The Principle of Moments
was a further step removed from the tumult of Zeppelin, being more refined and sedate than its predecessor, even if its slick production has aged no better.
“Robert had this thing about trying to be modern, which we all used to take the piss out of him for,” says LeFevre. “I was forever saying to him, ‘Why don’t you sing some blues-based rock songs, man?’ ‘No, no, I don’t want to!’ ”
One song did stand out. Written at Roy Harper’s house on a Sunday afternoon, “Big Log” was built around a simple, nagging guitar figure, closer in feel to the Police than Led Zeppelin. It would give Plant his first hit single and helped propel
The Principle of Moments
into the Top 10 on both sides of the Atlantic in the summer of 1983, repeating the success of
Pictures at Eleven
. Atlantic put the album out on Plant’s new vanity label, Es Paranza, there being no suggestion now that this was anything but a vehicle for its star.
It was against this backdrop that Plant’s marriage to Maureen came to an end. He did not join the family on holiday that year, asking his former assistant, Dennis Sheehan, to take care of things in his place.
“We went to the island of Madeira,” recalls Sheehan. “I took Maureen, Carmen, a friend of Carmen’s from school, and Logan. I didn’t get into any kind of conversation with Maureen, but I realized that they were in the middle of splitting up and that this was the defining break. We didn’t do very much. I hired a car, but it’s not the most exciting place.
“I suppose I was there to be a father to the kids and to make sure Maureen was OK. I guess Robert felt that as I was a family man myself and having children, I’d be responsible enough to look after them and also be discreet.”
The divorce was finalized that August, the same month that Plant began his first solo tour. He wasn’t alone in that respect. Both Jezz Woodroffe and Robbie Blunt were also going through divorces.
“All of us were on a different planet to the one we were on when the band started,” says Woodroffe. “I had a home and a family, and in one year I was only there for two weeks out of fifty-two. How could anyone have a normal relationship in those circumstances? Did we help each other? Not really. Because we all had our own set of things going wrong.”
Going on tour was a relief, a welcome distraction. They started out in North America, selling out twenty-three arena shows, including dates at Zeppelin’s old stomping grounds, New York’s Madison Square Garden and the Forum in Los Angeles.

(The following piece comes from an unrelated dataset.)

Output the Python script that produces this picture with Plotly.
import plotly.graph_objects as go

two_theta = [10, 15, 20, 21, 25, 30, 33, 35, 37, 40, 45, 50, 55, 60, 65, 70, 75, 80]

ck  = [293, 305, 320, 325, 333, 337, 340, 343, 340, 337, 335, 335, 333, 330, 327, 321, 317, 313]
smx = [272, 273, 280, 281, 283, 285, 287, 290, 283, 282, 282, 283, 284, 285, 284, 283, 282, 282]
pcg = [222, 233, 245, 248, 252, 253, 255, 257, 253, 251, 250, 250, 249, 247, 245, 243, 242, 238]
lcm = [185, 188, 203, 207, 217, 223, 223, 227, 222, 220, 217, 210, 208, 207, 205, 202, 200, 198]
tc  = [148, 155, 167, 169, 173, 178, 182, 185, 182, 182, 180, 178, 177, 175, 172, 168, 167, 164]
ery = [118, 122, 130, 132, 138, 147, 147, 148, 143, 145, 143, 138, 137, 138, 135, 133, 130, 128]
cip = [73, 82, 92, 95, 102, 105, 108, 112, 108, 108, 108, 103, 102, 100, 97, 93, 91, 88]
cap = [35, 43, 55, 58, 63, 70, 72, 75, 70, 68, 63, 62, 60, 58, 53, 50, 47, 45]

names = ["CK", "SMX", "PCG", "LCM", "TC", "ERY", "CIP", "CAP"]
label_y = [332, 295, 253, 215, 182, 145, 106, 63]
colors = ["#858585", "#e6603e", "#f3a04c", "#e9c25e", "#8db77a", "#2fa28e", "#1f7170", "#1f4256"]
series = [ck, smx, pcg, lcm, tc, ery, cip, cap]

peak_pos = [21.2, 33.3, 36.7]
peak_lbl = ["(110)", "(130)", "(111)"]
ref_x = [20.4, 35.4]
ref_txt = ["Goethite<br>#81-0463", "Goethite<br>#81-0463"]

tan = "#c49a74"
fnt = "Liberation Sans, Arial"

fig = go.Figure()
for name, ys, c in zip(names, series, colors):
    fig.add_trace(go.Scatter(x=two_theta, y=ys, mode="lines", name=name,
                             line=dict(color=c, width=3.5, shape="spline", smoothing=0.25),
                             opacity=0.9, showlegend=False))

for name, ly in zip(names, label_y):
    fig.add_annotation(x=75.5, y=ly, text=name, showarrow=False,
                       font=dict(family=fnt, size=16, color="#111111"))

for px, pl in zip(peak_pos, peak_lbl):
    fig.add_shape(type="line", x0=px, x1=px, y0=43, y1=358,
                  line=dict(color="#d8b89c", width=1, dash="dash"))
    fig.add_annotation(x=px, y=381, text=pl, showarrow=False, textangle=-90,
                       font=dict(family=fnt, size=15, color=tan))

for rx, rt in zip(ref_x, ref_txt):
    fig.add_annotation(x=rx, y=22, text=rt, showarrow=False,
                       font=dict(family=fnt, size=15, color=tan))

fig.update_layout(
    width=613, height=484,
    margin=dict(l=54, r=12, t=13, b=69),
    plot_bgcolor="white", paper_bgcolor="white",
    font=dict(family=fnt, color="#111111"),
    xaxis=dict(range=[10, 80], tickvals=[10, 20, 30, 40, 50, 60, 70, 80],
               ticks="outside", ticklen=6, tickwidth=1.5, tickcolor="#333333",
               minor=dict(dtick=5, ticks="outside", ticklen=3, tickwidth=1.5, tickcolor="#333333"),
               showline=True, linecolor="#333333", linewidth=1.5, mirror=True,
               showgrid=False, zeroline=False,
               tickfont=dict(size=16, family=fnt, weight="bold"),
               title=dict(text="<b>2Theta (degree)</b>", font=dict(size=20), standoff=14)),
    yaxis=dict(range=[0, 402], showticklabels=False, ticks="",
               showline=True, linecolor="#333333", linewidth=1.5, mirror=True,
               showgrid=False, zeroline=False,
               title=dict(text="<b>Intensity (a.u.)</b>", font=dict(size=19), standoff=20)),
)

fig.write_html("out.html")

Plant and his band, with Phil Collins on drums, traveled on an old Viscount turboprop plane. A sense of bonhomie pervaded, and the shows were tight and rapturously received, with Plant confident enough in his own songs to shun Zeppelin’s.
“It was almost like a spiritual quest,” recalls Woodroffe. “It felt like we were all walking five feet off the ground. The plane went about 60 mph—it was like being on a bumblebee. We had one near miss on it. Flames flashed out of one of the motors just as we were taking off. No one noticed but Robert. He didn’t say anything to the rest of us, he just ran for the exit door.”

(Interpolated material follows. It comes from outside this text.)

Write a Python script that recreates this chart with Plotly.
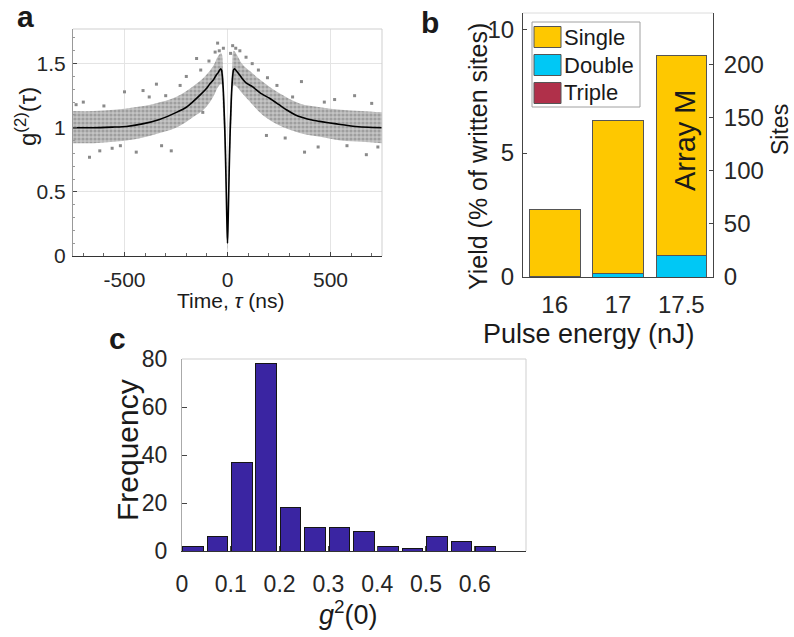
import plotly.graph_objects as go

W, H = 794, 637
FONT = "Liberation Sans, Arial, Helvetica, sans-serif"

# ---------------- Panel a data ----------------
fit_tau = [-750, -650, -560, -490, -413, -330, -248, -200, -170, -130, -100, -87, -70, -55, -45, -38, -33,
           -29, -25, -20, -16, -12, -8, -5, -2, 0, 2, 5, 8, 12, 16, 20, 25, 29, 34, 40, 50, 60, 73, 90,
           121, 160, 204, 250, 286, 330, 364, 410, 447, 529, 620, 750]
fit_g2 = [1.0, 1.0, 1.005, 1.01, 1.03, 1.065, 1.12, 1.16, 1.20, 1.26, 1.31, 1.34, 1.37, 1.41, 1.43, 1.45, 1.46,
          1.45, 1.40, 1.28, 1.12, 0.92, 0.65, 0.42, 0.20, 0.10, 0.20, 0.42, 0.65, 0.92, 1.12, 1.28, 1.40, 1.45, 1.46, 1.45, 1.43, 1.41, 1.38, 1.35,
          1.32, 1.27, 1.23, 1.18, 1.14, 1.10, 1.08, 1.06, 1.05, 1.03, 1.01, 1.0]

band_tau = [-750, -650, -550, -450, -350, -250, -170, -110, -70, -45, -30, -22, -15, -8, -3, 0,
            3, 8, 15, 22, 30, 45, 70, 110, 170, 250, 350, 450, 550, 650, 750]
band_hi = [1.13, 1.13, 1.14, 1.16, 1.19, 1.24, 1.32, 1.40, 1.48, 1.56, 1.58, 1.45, 1.20, 0.95, 0.55, 0.20,
           0.55, 0.95, 1.20, 1.45, 1.60, 1.57, 1.50, 1.44, 1.36, 1.27, 1.19, 1.16, 1.14, 1.13, 1.12]
band_lo = [0.88, 0.88, 0.89, 0.91, 0.95, 1.00, 1.08, 1.15, 1.24, 1.32, 1.34, 1.15, 0.90, 0.60, 0.20, 0.05,
           0.20, 0.60, 0.90, 1.15, 1.33, 1.32, 1.27, 1.20, 1.10, 1.02, 0.96, 0.93, 0.90, 0.89, 0.88]

out_tau = [-670, -620, -500, -443, -410, -345, -273, -150, -48, -40, -60, -90, -200, -560, -700,
           25, 40, 194, 316, 359, 617, 189, 374, 674, 520, 440, 280, 60, 120, -120, -320, 700,
           -735, -600, -380, -230, -130, -20, 15, 90, 150, 240, 470, 580, 730, -520, -300]
out_g2 = [0.77, 0.82, 1.28, 0.81, 1.29, 1.34, 0.82, 1.54, 1.66, 1.60, 1.59, 1.52, 1.40, 0.84, 1.20,
          1.64, 1.62, 1.39, 1.24, 1.36, 1.25, 0.94, 0.81, 0.79, 1.22, 0.85, 0.92, 1.60, 1.50, 1.12, 0.86, 1.19,
          1.18, 1.17, 1.24, 1.33, 1.45, 1.62, 1.58, 1.55, 1.45, 1.33, 1.20, 0.86, 0.85, 0.86, 1.25]

# ---------------- Panel b data ----------------
energies = ["16", "17", "17.5"]
single = [2.70, 6.18, 8.10]
double = [0.04, 0.15, 0.85]
triple = [0.0, 0.0, 0.0]

# ---------------- Panel c data ----------------
bin_left = [0.0, 0.05, 0.10, 0.15, 0.20, 0.25, 0.30, 0.35, 0.40, 0.45, 0.50, 0.55, 0.60]
counts = [2, 6, 37, 78, 18, 10, 10, 8, 2, 1, 6, 4, 2]


def px_x(x):
    return x / W


def px_y(y):
    return 1 - y / H


fig = go.Figure()

# Panel a traces
fig.add_trace(go.Scatter(x=band_tau, y=band_lo, mode="lines", line=dict(width=0, color="rgba(0,0,0,0)", shape="spline"),
                         hoverinfo="skip", showlegend=False, xaxis="x", yaxis="y"))
fig.add_trace(go.Scatter(x=band_tau, y=band_hi, mode="lines", line=dict(width=0, color="rgba(0,0,0,0)", shape="spline"),
                         fill="tonexty", fillcolor="rgba(175,175,175,0.9)",
                         fillpattern=dict(shape=".", fgcolor="#777777", bgcolor="#c4c4c4", size=4, solidity=0.5),
                         hoverinfo="skip", showlegend=False, xaxis="x", yaxis="y"))
fig.add_trace(go.Scatter(x=out_tau, y=out_g2, mode="markers",
                         marker=dict(size=3, color="#8a8a8a", symbol="square"),
                         showlegend=False, xaxis="x", yaxis="y"))
fig.add_trace(go.Scatter(x=fit_tau, y=fit_g2, mode="lines",
                         line=dict(color="black", width=1.6, shape="spline", smoothing=0.6),
                         showlegend=False, xaxis="x", yaxis="y"))

# Panel b traces (stacked)
edge = dict(color="#555555", width=1)
fig.add_trace(go.Bar(x=energies, y=triple, marker=dict(color="#B0304A", line=edge), name="Triple",
                     showlegend=False, xaxis="x2", yaxis="y2"))
fig.add_trace(go.Bar(x=energies, y=double, marker=dict(color="#00C8F5", line=edge), name="Double",
                     showlegend=False, xaxis="x2", yaxis="y2"))
fig.add_trace(go.Bar(x=energies, y=single, marker=dict(color="#FEC800", line=edge), name="Single",
                     showlegend=False, xaxis="x2", yaxis="y2"))
fig.add_trace(go.Scatter(x=energies, y=[None, None, None], mode="markers", showlegend=False,
                         xaxis="x2", yaxis="y3", hoverinfo="skip"))

# Panel c traces
bin_center = [b + 0.0225 for b in bin_left]
fig.add_trace(go.Bar(x=bin_center, y=counts, width=0.042,
                     marker=dict(color="#3A25A2", line=dict(color="#151515", width=1)),
                     showlegend=False, xaxis="x3", yaxis="y4"))

tickfont_a = dict(family=FONT, size=21, color="#262626")
tickfont_b = dict(family=FONT, size=24, color="#262626")
tickfont_c = dict(family=FONT, size=23, color="#262626")

common = dict(ticks="inside", showline=True, zeroline=False, mirror=False)

fig.update_layout(
    width=W, height=H, margin=dict(l=0, r=0, t=0, b=0, autoexpand=False),
    paper_bgcolor="white", plot_bgcolor="white",
    barmode="stack", bargap=0.2, showlegend=False,
    font=dict(family=FONT, color="#262626"),
    xaxis=dict(domain=[px_x(73), px_x(382)], anchor="y", range=[-750, 750],
               tickvals=[-500, 0, 500], ticktext=["-500", "0", "500"], tickfont=tickfont_a,
               ticklen=4, tickcolor="#444", linecolor="#333", linewidth=1,
               showgrid=True, gridcolor="#e4e4e4",
               minor=dict(dtick=100, tick0=0, ticks="inside", ticklen=3, tickcolor="#666", showgrid=False),
               ticklabelstandoff=5, **common),
    yaxis=dict(domain=[px_y(256), px_y(29)], anchor="x", range=[0, 1.77],
               tickvals=[0, 0.5, 1, 1.5], ticktext=["0", "0.5", "1", "1.5"], tickfont=tickfont_a,
               ticklen=4, tickcolor="#444", linecolor="#999", linewidth=1,
               showgrid=True, gridcolor="#e4e4e4",
               minor=dict(dtick=0.1, tick0=0, ticks="inside", ticklen=2, tickcolor="#999", showgrid=False),
               ticklabelstandoff=2, **common),
    xaxis2=dict(domain=[px_x(523), px_x(713)], anchor="y2", type="category", range=[-0.5, 2.5],
                tickfont=tickfont_b, ticks="", showline=True, linecolor="#444", linewidth=1,
                zeroline=False, showgrid=False, ticklabelstandoff=6),
    yaxis2=dict(domain=[px_y(277), px_y(13)], anchor="x2", range=[0, 10.65],
                tickvals=[0, 5, 10], tickfont=tickfont_b, ticklen=4, tickcolor="#444",
                linecolor="#444", linewidth=1, showgrid=False, ticklabelstandoff=3, **common),
    yaxis3=dict(domain=[px_y(277), px_y(13)], anchor="x2", overlaying="y2", side="right", range=[0, 249],
                tickvals=[0, 50, 100, 150, 200], tickfont=tickfont_b, ticklen=4, tickcolor="#444",
                linecolor="#444", linewidth=1, showgrid=False, ticklabelstandoff=5, **common),
    xaxis3=dict(domain=[px_x(182), px_x(526)], anchor="y4", range=[0, 0.705],
                tickvals=[0, 0.1, 0.2, 0.3, 0.4, 0.5, 0.6], ticktext=["0", "0.1", "0.2", "0.3", "0.4", "0.5", "0.6"],
                tickfont=tickfont_c, ticklen=5, tickcolor="#444", linecolor="#333", linewidth=1,
                showgrid=False, ticklabelstandoff=12, **common),
    yaxis4=dict(domain=[px_y(551), px_y(359)], anchor="x3", range=[0, 80],
                tickvals=[0, 20, 40, 60, 80], tickfont=tickfont_c, ticklen=5, tickcolor="#444",
                linecolor="#aaa", linewidth=1, showgrid=False, ticklabelstandoff=9, **common),
)

shapes = []
# box lines (top/right) for panels a and c, top for b
for xr, yr in [("x", "y"), ("x3", "y4")]:
    shapes.append(dict(type="line", xref=f"{xr} domain", yref=f"{yr} domain", x0=0, x1=1, y0=1, y1=1,
                       line=dict(color="#cfcfcf", width=1)))
    shapes.append(dict(type="line", xref=f"{xr} domain", yref=f"{yr} domain", x0=1, x1=1, y0=0, y1=1,
                       line=dict(color="#cfcfcf", width=1)))
shapes.append(dict(type="line", xref="x2 domain", yref="y2 domain", x0=0, x1=1, y0=1, y1=1,
                   line=dict(color="#dcdcdc", width=1)))

# manual legend for panel b
shapes.append(dict(type="rect", xref="paper", yref="paper", x0=px_x(532), x1=px_x(640), y0=px_y(107), y1=px_y(22),
                   line=dict(color="#a0a0a0", width=1), fillcolor="white"))
leg_items = [("Single", "#FEC800", 37), ("Double", "#00C8F5", 65), ("Triple", "#B0304A", 93)]
annotations = []
for name, col, yc in leg_items:
    shapes.append(dict(type="rect", xref="paper", yref="paper", x0=px_x(534), x1=px_x(561),
                       y0=px_y(yc + 10.5), y1=px_y(yc - 10.5), line=dict(color="#555", width=1), fillcolor=col))
    annotations.append(dict(text=name, x=px_x(562), y=px_y(yc), xref="paper", yref="paper", xanchor="left",
                            yanchor="middle", showarrow=False, font=dict(family=FONT, size=22, color="#1a1a1a")))

fig.update_layout(shapes=shapes)


def ann(text, x, y, size, angle=0, bold=False, xanchor="center"):
    t = f"<b>{text}</b>" if bold else text
    annotations.append(dict(text=t, x=px_x(x), y=px_y(y), xref="paper", yref="paper", xanchor=xanchor,
                            yanchor="middle", showarrow=False, textangle=angle,
                            font=dict(family=FONT, size=size, color="#1a1a1a")))


# panel labels
ann("a", 25, 16, 30, bold=True)
ann("b", 430, 22, 30, bold=True)
ann("c", 118, 338, 30, bold=True)
# axis titles
ann("g<sup>(2)</sup>(τ)", 26, 117, 24, angle=-90)
ann("Time, <i>τ</i> (ns)", 230, 300, 21)
ann("Yield (% of written sites)", 478, 157, 25, angle=-90)
ann("Sites", 780, 130, 23, angle=-90)
ann("Pulse energy (nJ)", 589, 334, 27)
ann("Array M", 685, 140, 29, angle=-90)
ann("Frequency", 127, 450, 30, angle=-90)
ann("<i>g</i><sup>2</sup>(0)", 348, 613, 27)

fig.update_layout(annotations=annotations)

fig.write_html("out.html", config={"displayModeBar": False},
               post_script="document.body.style.margin='0px';document.body.style.overflow='hidden';")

This drama was short-lived and the plane took off a few minutes later. But then, the tour as a whole seemed to be blessed.
“I saw the very best of him on that tour,” says Woodroffe. “He was all that he’d been before but in a different way. He had this amazing vocal talent but also the brains to know how to apply it.”

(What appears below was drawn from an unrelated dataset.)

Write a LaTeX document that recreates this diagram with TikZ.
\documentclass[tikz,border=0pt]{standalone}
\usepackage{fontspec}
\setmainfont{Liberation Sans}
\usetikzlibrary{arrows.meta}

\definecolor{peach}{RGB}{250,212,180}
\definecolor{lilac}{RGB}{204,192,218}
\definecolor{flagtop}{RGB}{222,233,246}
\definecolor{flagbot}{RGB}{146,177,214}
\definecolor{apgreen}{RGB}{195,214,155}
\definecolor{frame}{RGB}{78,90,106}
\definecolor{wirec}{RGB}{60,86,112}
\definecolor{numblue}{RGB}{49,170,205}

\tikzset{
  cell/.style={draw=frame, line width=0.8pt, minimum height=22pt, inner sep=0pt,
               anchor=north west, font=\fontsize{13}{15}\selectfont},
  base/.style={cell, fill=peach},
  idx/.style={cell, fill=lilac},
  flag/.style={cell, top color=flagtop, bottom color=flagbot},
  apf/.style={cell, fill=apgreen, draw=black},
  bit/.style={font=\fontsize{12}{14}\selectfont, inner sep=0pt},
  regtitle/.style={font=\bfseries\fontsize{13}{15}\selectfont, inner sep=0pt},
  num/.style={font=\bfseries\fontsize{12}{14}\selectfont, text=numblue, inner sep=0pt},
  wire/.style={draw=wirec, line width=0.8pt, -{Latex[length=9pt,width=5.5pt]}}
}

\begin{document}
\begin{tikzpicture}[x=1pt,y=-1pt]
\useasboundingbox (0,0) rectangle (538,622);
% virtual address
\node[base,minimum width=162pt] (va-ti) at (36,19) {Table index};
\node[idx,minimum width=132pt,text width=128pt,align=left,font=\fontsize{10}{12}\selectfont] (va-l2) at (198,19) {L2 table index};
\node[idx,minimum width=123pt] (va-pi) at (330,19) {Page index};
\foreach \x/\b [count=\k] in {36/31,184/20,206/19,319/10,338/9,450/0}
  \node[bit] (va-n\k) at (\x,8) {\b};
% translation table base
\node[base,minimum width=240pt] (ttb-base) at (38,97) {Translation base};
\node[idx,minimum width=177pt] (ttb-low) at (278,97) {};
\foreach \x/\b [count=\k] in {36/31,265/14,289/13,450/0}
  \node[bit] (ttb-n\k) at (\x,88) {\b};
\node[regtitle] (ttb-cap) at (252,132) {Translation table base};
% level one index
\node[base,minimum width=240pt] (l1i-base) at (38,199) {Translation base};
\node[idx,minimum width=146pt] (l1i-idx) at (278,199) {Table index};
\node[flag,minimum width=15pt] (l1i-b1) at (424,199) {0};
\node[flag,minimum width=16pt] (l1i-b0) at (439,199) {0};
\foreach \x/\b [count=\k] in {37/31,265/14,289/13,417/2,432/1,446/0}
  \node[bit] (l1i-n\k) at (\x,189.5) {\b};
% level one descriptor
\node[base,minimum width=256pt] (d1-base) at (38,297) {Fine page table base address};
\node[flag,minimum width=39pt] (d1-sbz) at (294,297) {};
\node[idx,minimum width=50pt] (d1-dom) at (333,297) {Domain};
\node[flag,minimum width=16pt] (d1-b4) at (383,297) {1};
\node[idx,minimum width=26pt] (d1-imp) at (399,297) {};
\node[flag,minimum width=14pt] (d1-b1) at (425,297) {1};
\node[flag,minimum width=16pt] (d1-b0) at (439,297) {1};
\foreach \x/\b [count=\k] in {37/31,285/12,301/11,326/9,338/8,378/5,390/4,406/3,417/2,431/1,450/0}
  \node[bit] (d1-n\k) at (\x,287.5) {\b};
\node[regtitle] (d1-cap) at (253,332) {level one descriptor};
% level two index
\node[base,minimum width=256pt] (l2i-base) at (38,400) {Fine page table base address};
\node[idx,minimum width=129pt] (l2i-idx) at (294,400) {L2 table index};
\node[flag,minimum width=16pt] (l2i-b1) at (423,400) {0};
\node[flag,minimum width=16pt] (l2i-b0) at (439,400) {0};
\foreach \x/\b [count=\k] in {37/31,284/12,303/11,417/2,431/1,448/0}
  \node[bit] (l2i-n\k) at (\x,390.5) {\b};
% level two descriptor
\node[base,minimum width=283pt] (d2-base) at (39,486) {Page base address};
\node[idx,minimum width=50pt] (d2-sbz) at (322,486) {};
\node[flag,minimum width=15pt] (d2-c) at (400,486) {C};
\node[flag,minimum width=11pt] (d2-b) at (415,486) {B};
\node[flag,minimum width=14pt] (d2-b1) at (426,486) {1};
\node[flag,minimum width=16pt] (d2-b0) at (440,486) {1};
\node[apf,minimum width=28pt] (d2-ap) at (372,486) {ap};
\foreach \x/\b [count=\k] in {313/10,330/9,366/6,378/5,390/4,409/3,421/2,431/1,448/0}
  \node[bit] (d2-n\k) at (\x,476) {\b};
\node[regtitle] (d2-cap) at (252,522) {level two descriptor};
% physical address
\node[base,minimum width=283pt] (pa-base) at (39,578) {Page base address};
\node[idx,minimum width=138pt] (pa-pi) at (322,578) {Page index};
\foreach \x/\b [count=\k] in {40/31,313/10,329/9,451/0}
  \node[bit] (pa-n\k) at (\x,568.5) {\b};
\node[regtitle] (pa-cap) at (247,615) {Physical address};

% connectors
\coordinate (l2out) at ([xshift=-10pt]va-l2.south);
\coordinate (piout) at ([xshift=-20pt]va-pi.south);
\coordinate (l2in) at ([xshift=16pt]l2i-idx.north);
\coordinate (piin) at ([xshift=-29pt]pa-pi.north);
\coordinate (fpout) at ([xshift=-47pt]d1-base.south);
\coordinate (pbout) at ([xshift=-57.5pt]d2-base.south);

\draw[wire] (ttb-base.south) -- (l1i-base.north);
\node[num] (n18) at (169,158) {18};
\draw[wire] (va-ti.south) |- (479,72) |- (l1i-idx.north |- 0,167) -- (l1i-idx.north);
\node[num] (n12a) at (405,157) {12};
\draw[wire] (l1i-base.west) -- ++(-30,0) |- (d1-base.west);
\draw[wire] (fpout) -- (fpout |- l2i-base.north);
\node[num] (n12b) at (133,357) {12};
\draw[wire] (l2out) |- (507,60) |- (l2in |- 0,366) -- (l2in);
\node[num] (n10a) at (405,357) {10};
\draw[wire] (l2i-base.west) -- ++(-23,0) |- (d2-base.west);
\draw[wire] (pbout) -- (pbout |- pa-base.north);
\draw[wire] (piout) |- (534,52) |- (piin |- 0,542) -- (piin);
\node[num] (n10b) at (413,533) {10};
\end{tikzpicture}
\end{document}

“It felt like Robert had shrugged off the mantle of being a rock god,” says LeFevre. “It made him seem more down to earth and also he became re-engaged with his talent. I think he’d been disengaged from it in the latter years of Zeppelin. Nothing was as intense as it had been. He was happier.”
For all that, on the road, and especially in the States, Plant found he couldn’t shake off the specter of Zeppelin. It was always there, still resonating, still exerting a deep and primal power.
“Page came to see the show at Madison Square Garden and Robert asked him to get up and do the last number with us,” says Woodroffe. “He walked on and the place just blew apart. He hadn’t done a thing—just stood there with Robert. What we’d done for the preceding two hours was completely and utterly forgotten.”